Temple_de_la_litterature_002

Mon rêve se précise, sortir de Hanoi, de la ville, de sa densité. Me retrouver à la campagne, sentir la terre, fouler des végétaux, avoir de l'espace...

C'est décidé, je m'inscris pouraller  visiter une petite distillerie de liqueur de fruit et d’huiles essentielles à vingt kilomètres d'ici.

Il pleuvait à moitié sur Hanoi. Horizon bas, chaussée grasse, les immeubles disgracieux de la périphérie et les forêts de pylônes s’estompent dans une grisaille mi-pollution, mi-brume. Le minibus cahote à trente à l’heure sous d’improbables sections de ponts autoroutiers qui ne mènent nulle part. De gigantesques piles de béton qui coupent le tissu dense des habitations à hauteur du deuxième étage et s’arrêtent brutalement dans un enchevêtrement de ferraille et de gravats. Comme si le dragon de béton avait été foudroyé dans son élan. Les chantiers sont arrêtés. C'est la crise. Plus d’argent ? Dessous la route est défoncée, les nids de poule noyés par la pluie molle. Motos, bus et camions se frôlent, se gênent, se klaxonnent, amortisseurs gémissants et craquant dans les trous et les bosses. Nous roulons sur une digue surplombant des marigots ou peut-être un bras du fleuve. Des buffles aux cornes aplaties sur le dos infusent dans l’eau immobile. Des troupeaux de canards blancs sont posés sur l’herbe drue des pentes, des plastiques, des ordures jonchent les bas-côtés. Il y a une impression d’inachevé et de négligé.

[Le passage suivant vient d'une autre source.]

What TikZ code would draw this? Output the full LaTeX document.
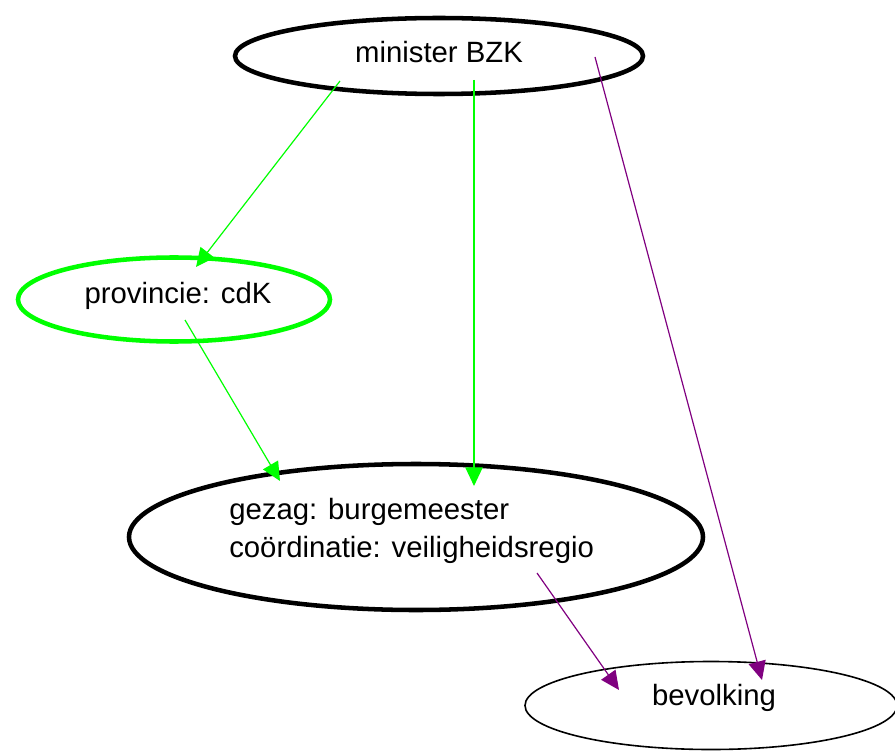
\documentclass[tikz,border=0pt]{standalone}
\usepackage{fontspec}
\setmainfont{Liberation Sans}
\usetikzlibrary{arrows.meta}
\definecolor{lgreen}{RGB}{0,255,0}
\definecolor{purp}{RGB}{128,0,128}
\begin{document}
\begin{tikzpicture}[x=0.75pt,y=-0.75pt,
  lbl/.style={font=\fontsize{22}{26}\selectfont, inner sep=0pt},
  thickell/.style={line width=3.4pt},
  garrow/.style={draw=lgreen, line width=0.9pt, -{Triangle[length=14pt,width=13pt]}, color=lgreen},
  parrow/.style={draw=purp, line width=0.9pt, -{Triangle[length=14pt,width=13pt]}, color=purp}]
\useasboundingbox (0,0) rectangle (895,752);
% ellipses
\draw[thickell] (439,56) ellipse [x radius=204, y radius=38];
\draw[thickell, draw=lgreen] (174,299.5) ellipse [x radius=156, y radius=42];
\draw[thickell] (416,537) ellipse [x radius=287, y radius=73];
\draw[line width=1.2pt] (711,705.5) ellipse [x radius=186, y radius=44];
% labels
\node[lbl] (min) at (439,52) {minister BZK};
\node[lbl] (prov) at (178,296) {provincie: cdK};
\node[lbl, align=left, anchor=west] (gez) at (229,531) {gezag: burgemeester\\[2pt]co\"ordinatie: veiligheidsregio};
\node[lbl] (bev) at (714,698) {bevolking};
% connector endpoints
\coordinate (m1) at (340,81);
\coordinate (p1) at (196,267);
\coordinate (m2) at (474,80);
\coordinate (g1) at (474,486);
\coordinate (m3) at (595,57);
\coordinate (b1) at (762,680);
\coordinate (p2) at (185,320);
\coordinate (g2) at (280,481);
\coordinate (g3) at (537,573);
\coordinate (b2) at (619,690);
% connectors
\draw[garrow] (m1) -- (p1);
\draw[garrow] (m2) -- (g1);
\draw[garrow] (p2) -- (g2);
\draw[parrow] (m3) -- (b1);
\draw[parrow] (g3) -- (b2);
\end{tikzpicture}
\end{document}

Sur la droite toujours ces étranges maisons à trois ou quatre étages qui ressemblent à des tranches d’immeubles. Seules les étroites façades portent des fenêtres, des balcons et de la peinture. Les longs flancs restent aveugles et bruts. Des coulures disgracieuses de noires moisissures s’accrochent au ciment. Pourquoi n’y-a-t-il aucune ouverture sur les côtés ? Est-ce interdit ? Il y a une incroyable variété dans l’architecture, signe d’une absence de plan d’urbanisme. Certaines habitations portent clochetons étoilés ou pagodes alambiquées, d’autres penchent pour un style plus européen avec imitations de toits haussmanniens en zinc à pan coupés, ou pavillons ornés d’œils de bœuf sertis dans des pâtisseries de stuc. Il y en a des bleu-vifs, et des verts-jardin, même si la norme est plutôt dans le jaune paille. Il y en a d’esthétiques ornées de larges vasques de bougainvillées à tous les étages et d’antipathiques enfermées dans une cage grillagée pour éviter les intrusions.

C'est ça la campagne? On cahote encore et toujours dans une zone indéfinissable. Construite çà et là, crevée d'excavations, soulevée de remblais, ponctuée de petits champs mals entretenus. Un terrain vague sans début ni fin, un no man's land imprécis qui serre le coeur.